Fast forward eight years later. From John McCain's speech Thursday:
If I am elected President, I will work with anyone who sincerely wants to get this country moving again. I will listen to any idea that is offered in good faith and intended to help solve our problems, not make them worse. I will seek the counsel of members of Congress from both parties in forming government policy before I ask them to support it. I will ask Democrats to serve in my administration. [...] I'm not interested in partisanship that serves no other purpose than to gain a temporary advantage over our opponents. This mindless, paralyzing rancor must come to an end.
Noble if not entirely original thoughts, and ones we have been exposed to as a central mavericky theme of his mavericky, mavericky campaign. What we are to take from John McCain, in this and a hundred other speeches, is that he's yet again a different kind of conservative, one willing to set partisanship aside and work across the aisle, one willing to temper his hard-right conservatism with compassion.
The problem, once again, is that there's very little to suggest that's anything more than rhetoric, and there's a whole lot of history suggesting it's complete bunk. Time and time again, McCain talks about bipartisanship or moderation, then goes back to vote for the hardline conservative position. Supreme Court justices? Government corruption and accountability? Corruption in Iraq? Domestic programs? The economy? Immigration? Healthcare? Tax policy? Nearly straight-party-line principles, matching to whatever the GOP has declared the "correct" position.
Even on his signature recent "mavericky" issue -- that prisoners in U.S. custody should not be tortured, because of, you know, basic freaking human decency -- his rhetoric doesn't match his votes. In his actual day job as Senator, he's carved out exception after exception to his assertion that torture is wrong, and it hardly ever gets a peep of press. A supposed avid supporter of the troops, at the moment he is trying to strip proposed benefits from American veterans, under the premise that it is nothing but a frivolous expense (unlike the rest of the war, which he has supported at every turn -- only angry that more was not done, not less.)
How often, during the Bush administration, has McCain voted against the interests of the most hardcore partisans of his party? Almost never. Even his few once-sparkling bipartisan mavericky efforts, like McCain-Feingold, are noteworthy because in practice they were always rare and have since dwindled into near nonexistence; his previous obsession with campaign finance reform is especially informative, given how (ahem) "unusual" his campaign finance decisions have been during this campaign. His position on ANWR continues so far as one noteworthy exception -- for which McCain is being well and truly hammered -- but it would be implausible to deny that the far more consistent theme of his presidential campaign has been, on issue after issue after issue, a steady migration to the positions of the hard right, even going against his own past rhetoric or, in the case of immigration reform, his very own previously proposed bill.

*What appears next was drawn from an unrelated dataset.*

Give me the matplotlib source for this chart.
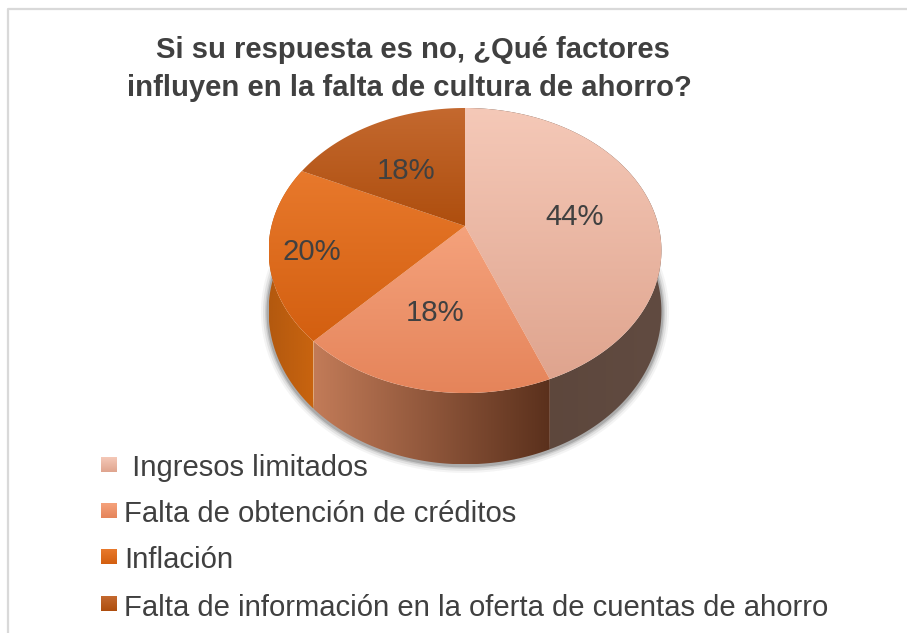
import numpy as np
from matplotlib import pyplot as plt
from matplotlib.patches import Polygon
from matplotlib.colors import LinearSegmentedColormap

plt.rcParams['font.family'] = ['Liberation Sans', 'DejaVu Sans']

title_lines = ["Si su respuesta es no, ¿Qué factores",
               "influyen en la falta de cultura de ahorro?"]
categories = [" Ingresos limitados", "Falta de obtención de créditos", "Inflación",
              "Falta de información en la oferta de cuentas de ahorro"]
values = [44, 18, 20, 18]
label_texts = ["44%", "18%", "20%", "18%"]

# gradient colours per slice, top to bottom
top_colors = [("#f5c9b8", "#dfa48e"), ("#f5a27c", "#e5845a"),
              ("#e8792c", "#d35f10"), ("#c4692f", "#ae4e0e")]
side_colors = [("#5a4439", "#614b41"), ("#c27b58", "#5a301c"),
               ("#b3590f", "#c9640f"), ("#8a4a20", "#8a4a20")]

# where the percent labels sit, in pixels
label_x = [575, 406, 312, 435]
label_y = [217, 171, 252, 313]

# pie geometry in pixels, small perspective so the near side looks larger
cx, cy = 465, 226
rx, ry = 193.5, 138.3
persp = 0.172
depth = 59

text_col = "#404040"

fig = plt.figure(figsize=(9.07, 6.33), dpi=100)
ax = fig.add_axes([0, 0, 1, 1])
ax.set_xlim(0, 907)
ax.set_ylim(633, 0)
ax.axis("off")

# chart frame, only left and top are in view
ax.plot([8, 8, 907], [633, 9, 9], color="#d9d9d9", lw=1.6, zorder=1)


def project(deg, r=1.0, drop=0.0):
    # deg is clockwise from the top of the pie
    a = np.radians(deg)
    x = r * np.sin(a)
    y = r * np.cos(a)
    f = 1 / (1 + persp * y)
    return cx + rx * x * f, cy - ry * y * f + drop * f


def gradient_fill(poly, c1, c2, vertical=True, zorder=3):
    cmap = LinearSegmentedColormap.from_list("g", [c1, c2])
    ramp = np.linspace(0, 1, 256)
    ramp = ramp.reshape(-1, 1) if vertical else ramp.reshape(1, -1)
    x0, y0 = poly.min(axis=0)
    x1, y1 = poly.max(axis=0)
    im = ax.imshow(ramp, cmap=cmap, extent=[x0, x1, y1, y0], aspect="auto",
                   interpolation="bilinear", zorder=zorder)
    patch = Polygon(poly, closed=True, transform=ax.transData, fc="none", ec="none")
    ax.add_patch(patch)
    im.set_clip_path(patch)


edges = np.concatenate([[0], np.cumsum(values)]) * 360 / sum(values)

# soft shadow under the pie
ring = np.linspace(0, 360, 240)
sx, sy = project(ring, drop=depth)
for lw, al in zip([11, 8, 5, 3], [0.05, 0.09, 0.13, 0.20]):
    ax.plot(sx, sy + 1, color="#303030", lw=lw, alpha=al, zorder=2, solid_capstyle="round")

# side walls, left one first so the front slice sits on top
for i in [0, 2, 1]:
    arc = np.linspace(edges[i], edges[i + 1], 120)
    tx, ty = project(arc)
    bx, by = project(arc, drop=depth)
    poly = np.vstack([np.column_stack([tx, ty]), np.column_stack([bx, by])[::-1]])
    gradient_fill(poly, side_colors[i][0], side_colors[i][1], vertical=False, zorder=3)

# top faces
for i in range(len(values)):
    arc = np.linspace(edges[i], edges[i + 1], 120)
    tx, ty = project(arc)
    poly = np.vstack([[cx, cy], np.column_stack([tx, ty])])
    gradient_fill(poly, top_colors[i][0], top_colors[i][1], zorder=4)

# percent labels
for lx, ly, txt in zip(label_x, label_y, label_texts):
    ax.text(lx, ly, txt, fontsize=21.2, color=text_col, ha="center", va="center", zorder=6)

# title
title_y = [50, 88]
title_x = [413, 409]
for line, tx, ty in zip(title_lines, title_x, title_y):
    ax.text(tx, ty, line, fontsize=21.1, fontweight="bold", color=text_col,
            ha="center", va="center", zorder=6)

# legend
legend_y = [465, 511, 557, 604]
for name, ly, cols in zip(categories, legend_y, top_colors):
    box = np.array([[101, ly - 8], [117, ly - 8], [117, ly + 7], [101, ly + 7]])
    gradient_fill(box, cols[0], cols[1], zorder=5)
    ax.text(124, ly + 3.5, name, fontsize=21.1, color=text_col, ha="left", va="center", zorder=6)

ax.set_xlim(0, 907)
ax.set_ylim(633, 0)
fig.savefig("out.png", dpi=100)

His advisory staff, during the campaign, has not been bipartisan in the slightest (unless you're counting petulant ex-Dem Joe Lieberman) but has instead been staffed with the most conservative, neoconservative and hard-right figures available. McCain isn't just Bushlike in his foreign policy -- he is even more explicitly hawkish. McCain once shunned the worst of the religious right: now not only has he made up, he vigorously courts them. McCain once had some modest degree of skepticism for hyperconservative tax policies; now he treats them as holy writ.
But once again, we get to hear speeches and reporting and punditry and testimonials about how this brand of lifelong hard-right conservatism is different from all the others before it, and how this lifelong Republican candidate wants to unite, not divide, and how this election really isn't like all the others, all of this is force-fed down our media-consuming gullets like we are geese being prepared for the axe. The political coverage is all so intently focused on horserace analysis and meta-analysis, endlessly discussing how issue X plays to demographic Y, or why event 3,921 is going to cost N points among voters who drink apple juice on Wednesdays, that there will be almost no moments left to look at the actual issues, or actual records, or determine how the two candidates are actually different, or even whether or not either of them are completely pulling our legs about the whole thing.

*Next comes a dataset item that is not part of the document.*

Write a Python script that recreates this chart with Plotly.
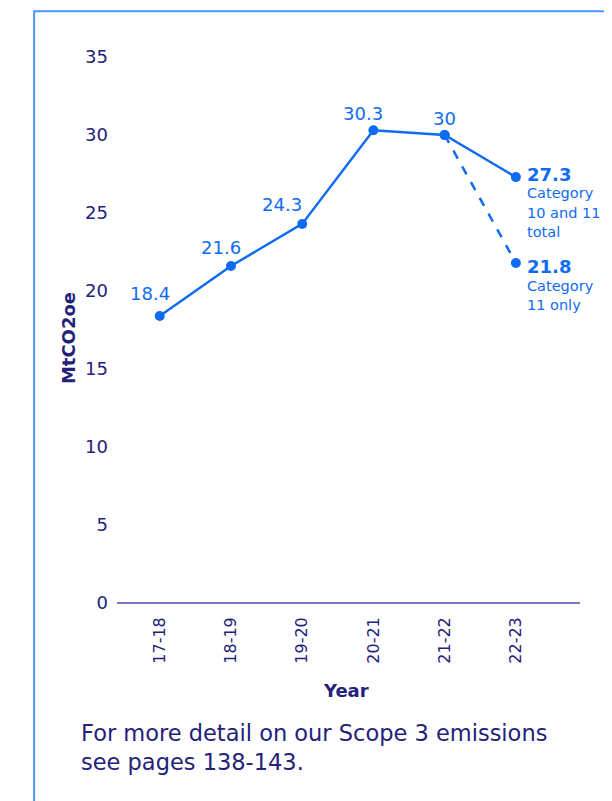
import plotly.graph_objects as go

years = ["17-18", "18-19", "19-20", "20-21", "21-22", "22-23"]
total = [18.4, 21.6, 24.3, 30.3, 30, 27.3]
cat11_years = ["21-22", "22-23"]
cat11 = [30, 21.8]
y_ticks = [0, 5, 10, 15, 20, 25, 30, 35]
total_note = ["Category", "10 and 11", "total"]
cat11_note = ["Category", "11 only"]

LINE = "#0f6cf2"
NAVY = "#23217a"
AXIS = "#7b79c6"
FRAME = "#4a96f5"
FONT = "DejaVu Sans"

fig = go.Figure()
fig.add_trace(go.Scatter(x=years, y=total, mode="lines+markers",
                         line=dict(color=LINE, width=2.5),
                         marker=dict(color=LINE, size=10), showlegend=False))
fig.add_trace(go.Scatter(x=cat11_years, y=cat11, mode="lines+markers",
                         line=dict(color=LINE, width=2.5, dash="dash"),
                         marker=dict(color=LINE, size=10), showlegend=False))

# simple value labels
shifts = [(-10, 22), (-10, 19), (-20, 19), (-10, 17), (0, 17)]
for (yr, v), (dx, dy) in zip(zip(years[:5], total[:5]), shifts):
    fig.add_annotation(x=yr, y=v, text=str(v), showarrow=False,
                       xshift=dx, yshift=dy,
                       font=dict(family=FONT, size=18, color=LINE))


def end_label(x, y, notes, first_shift):
    fig.add_annotation(x=x, y=y, text="<b>" + str(y) + "</b>", showarrow=False,
                       xanchor="left", yanchor="middle", xshift=9, yshift=first_shift,
                       font=dict(family=FONT, size=18, color=LINE))
    for i, t in enumerate(notes):
        fig.add_annotation(x=x, y=y, text=t, showarrow=False,
                           xanchor="left", yanchor="middle", xshift=9,
                           yshift=first_shift - 19 - 19.5 * i,
                           font=dict(family=FONT, size=14.5, color=LINE))


end_label(years[5], total[5], total_note, 3)
end_label(cat11_years[1], cat11[1], cat11_note, -4)

# axis titles
fig.add_annotation(xref="paper", yref="paper", x=-0.106, y=0.485, textangle=-90,
                   xanchor="center", yanchor="middle",
                   showarrow=False, text="<b>MtCO2oe</b>",
                   font=dict(family=FONT, size=18, color=NAVY))
fig.add_annotation(xref="paper", yref="paper", x=0.494, y=-0.161, showarrow=False,
                   xanchor="center", yanchor="middle",
                   text="<b>Year</b>", font=dict(family=FONT, size=18, color=NAVY))

fig.add_annotation(xref="paper", yref="paper", x=-0.082, y=-0.238,
                   xanchor="left", yanchor="middle", align="left", showarrow=False,
                   text="For more detail on our Scope 3 emissions",
                   font=dict(family=FONT, size=22.5, color=NAVY))
fig.add_annotation(xref="paper", yref="paper", x=-0.082, y=-0.291,
                   xanchor="left", yanchor="middle", align="left", showarrow=False,
                   text="see pages 138-143.",
                   font=dict(family=FONT, size=22.5, color=NAVY))

fig.add_shape(type="rect", xref="paper", yref="paper",
              x0=-0.179, x1=1.1, y0=-0.4, y1=1.084,
              line=dict(color=FRAME, width=2))

fig.update_layout(
    width=604, height=793,
    margin=dict(l=109, r=32, t=49, b=198),
    paper_bgcolor="white", plot_bgcolor="white",
    font=dict(family=FONT, color=NAVY),
    xaxis=dict(type="category", range=[-0.6, 5.9], tickangle=-90,
               showgrid=False, showline=False, ticks="", ticklabelstandoff=10,
               tickfont=dict(family=FONT, size=16, color=NAVY)),
    yaxis=dict(range=[0, 35], tickvals=y_ticks, showgrid=False, zeroline=True,
               zerolinecolor=AXIS, zerolinewidth=2, showline=False, ticks="",
               tickfont=dict(family=FONT, size=18, color=NAVY), ticklabelstandoff=8),
)

fig.write_html("out.html")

No, Republican John McCain wants to change the tone in Washington. Hard-right conservative John McCain wants to unite, not divide. McCain wants to bring the grownups back to government. McCain wants to work across the aisle, so long as it is not on any issue of foreign policy, or taxes, or the Supreme Court, or domestic spending, or social issues or war or the U.N. or environmental policy or blah-blah-freakin-blah. And we're all going to play this game yet again because that's how the game is set up. Everybody gets a turn in front of the cameras to say what the sky on their planet looks like, and then we all vote on what imaginary color would be prettiest, and then when we wake up after the election, glory be, the sky is still the same shade as always.
I do not know which is worse: the overarching political and media presumption that we Americans as a collective population are all stupid as dirt, or the possibility that we really might be.